### [Source excerpt]
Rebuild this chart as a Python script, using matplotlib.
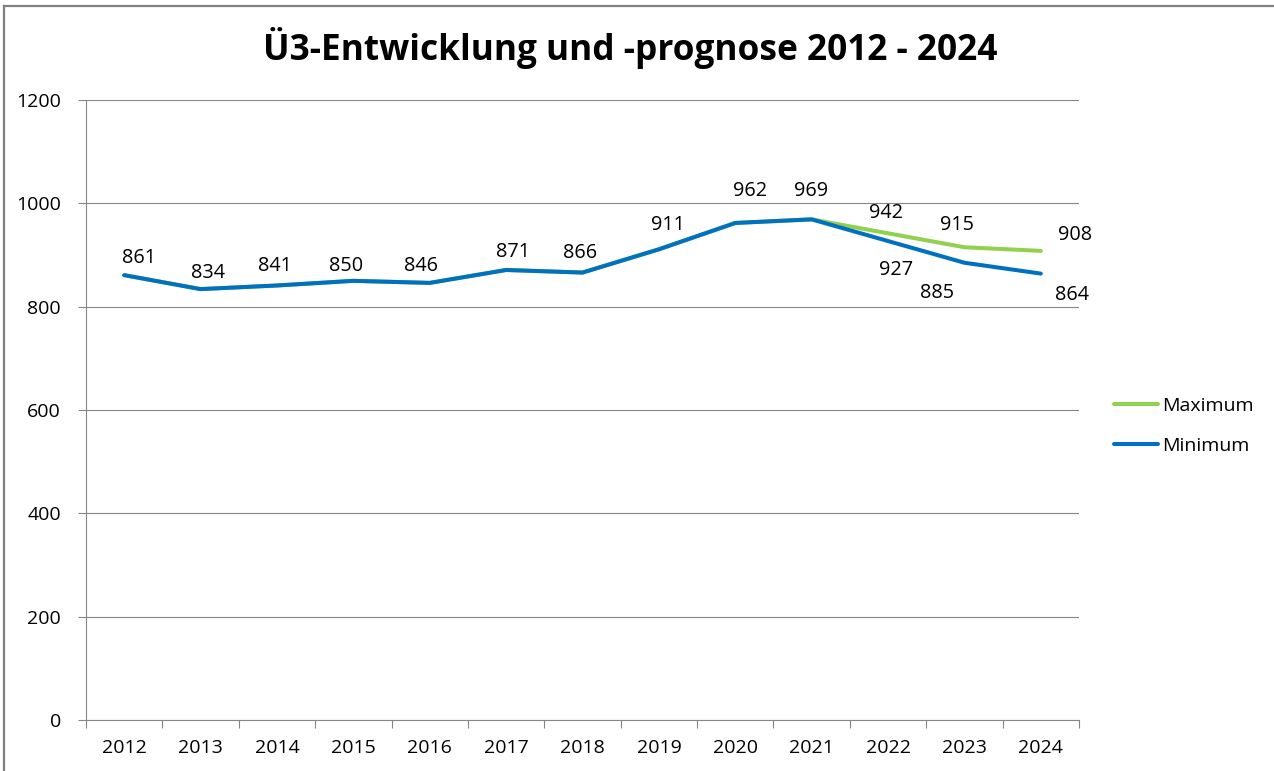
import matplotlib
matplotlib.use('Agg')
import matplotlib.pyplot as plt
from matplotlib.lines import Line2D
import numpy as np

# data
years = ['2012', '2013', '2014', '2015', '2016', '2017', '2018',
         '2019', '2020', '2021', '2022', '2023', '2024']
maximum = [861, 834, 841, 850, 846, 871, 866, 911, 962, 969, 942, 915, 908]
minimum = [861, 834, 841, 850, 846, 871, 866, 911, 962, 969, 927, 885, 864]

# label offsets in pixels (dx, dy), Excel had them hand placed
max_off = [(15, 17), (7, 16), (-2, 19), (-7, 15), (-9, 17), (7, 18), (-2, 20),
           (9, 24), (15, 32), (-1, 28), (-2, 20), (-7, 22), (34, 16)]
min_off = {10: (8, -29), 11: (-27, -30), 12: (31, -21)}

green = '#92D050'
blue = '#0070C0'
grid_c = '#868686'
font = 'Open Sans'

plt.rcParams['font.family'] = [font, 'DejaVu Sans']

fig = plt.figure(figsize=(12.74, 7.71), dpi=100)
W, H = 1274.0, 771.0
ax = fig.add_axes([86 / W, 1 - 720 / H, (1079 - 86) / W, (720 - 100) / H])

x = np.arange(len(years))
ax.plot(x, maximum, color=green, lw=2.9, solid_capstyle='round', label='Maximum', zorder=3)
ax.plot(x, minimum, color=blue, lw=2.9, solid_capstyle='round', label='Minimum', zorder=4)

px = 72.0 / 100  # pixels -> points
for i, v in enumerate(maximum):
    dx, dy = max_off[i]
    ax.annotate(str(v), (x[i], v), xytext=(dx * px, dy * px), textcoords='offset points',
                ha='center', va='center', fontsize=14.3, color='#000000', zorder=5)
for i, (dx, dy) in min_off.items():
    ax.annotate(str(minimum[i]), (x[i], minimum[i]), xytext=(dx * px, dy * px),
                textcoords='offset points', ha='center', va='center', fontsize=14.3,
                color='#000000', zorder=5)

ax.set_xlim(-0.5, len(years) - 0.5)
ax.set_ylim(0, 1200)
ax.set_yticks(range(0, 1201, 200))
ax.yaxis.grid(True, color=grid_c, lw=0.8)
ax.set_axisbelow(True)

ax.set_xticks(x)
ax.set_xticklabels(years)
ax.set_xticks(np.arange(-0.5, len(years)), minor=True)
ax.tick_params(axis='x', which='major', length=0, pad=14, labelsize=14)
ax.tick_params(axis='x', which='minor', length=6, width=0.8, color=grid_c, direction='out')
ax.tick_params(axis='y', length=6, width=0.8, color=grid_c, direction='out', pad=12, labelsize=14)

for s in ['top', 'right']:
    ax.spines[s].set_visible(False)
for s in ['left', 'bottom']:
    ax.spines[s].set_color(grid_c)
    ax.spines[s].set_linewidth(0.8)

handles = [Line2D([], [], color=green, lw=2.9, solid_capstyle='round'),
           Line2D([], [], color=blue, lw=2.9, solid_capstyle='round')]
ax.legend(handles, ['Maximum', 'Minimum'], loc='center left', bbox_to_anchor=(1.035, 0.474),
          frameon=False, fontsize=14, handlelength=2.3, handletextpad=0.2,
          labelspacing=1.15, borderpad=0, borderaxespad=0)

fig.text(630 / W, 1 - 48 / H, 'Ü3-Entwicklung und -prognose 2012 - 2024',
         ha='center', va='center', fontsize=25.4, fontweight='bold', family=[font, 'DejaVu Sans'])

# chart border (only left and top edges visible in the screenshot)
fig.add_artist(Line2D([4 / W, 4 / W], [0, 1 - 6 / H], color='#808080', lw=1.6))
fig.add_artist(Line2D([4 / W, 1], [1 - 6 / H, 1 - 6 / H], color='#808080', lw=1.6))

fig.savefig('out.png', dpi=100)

### [Problem statement]
Restate, line by line and word for word, everything from the top of the material through the line that contains "solid_capstyle='round', label='Minimum', zorder=4)". Leave pictures out.

### [Solution to this problem]
Rebuild this chart as a Python script, using matplotlib.
import matplotlib
matplotlib.use('Agg')
import matplotlib.pyplot as plt
from matplotlib.lines import Line2D
import numpy as np

# data
years = ['2012', '2013', '2014', '2015', '2016', '2017', '2018',
         '2019', '2020', '2021', '2022', '2023', '2024']
maximum = [861, 834, 841, 850, 846, 871, 866, 911, 962, 969, 942, 915, 908]
minimum = [861, 834, 841, 850, 846, 871, 866, 911, 962, 969, 927, 885, 864]

# label offsets in pixels (dx, dy), Excel had them hand placed
max_off = [(15, 17), (7, 16), (-2, 19), (-7, 15), (-9, 17), (7, 18), (-2, 20),
           (9, 24), (15, 32), (-1, 28), (-2, 20), (-7, 22), (34, 16)]
min_off = {10: (8, -29), 11: (-27, -30), 12: (31, -21)}

green = '#92D050'
blue = '#0070C0'
grid_c = '#868686'
font = 'Open Sans'

plt.rcParams['font.family'] = [font, 'DejaVu Sans']

fig = plt.figure(figsize=(12.74, 7.71), dpi=100)
W, H = 1274.0, 771.0
ax = fig.add_axes([86 / W, 1 - 720 / H, (1079 - 86) / W, (720 - 100) / H])

x = np.arange(len(years))
ax.plot(x, maximum, color=green, lw=2.9, solid_capstyle='round', label='Maximum', zorder=3)
ax.plot(x, minimum, color=blue, lw=2.9, solid_capstyle='round', label='Minimum', zorder=4)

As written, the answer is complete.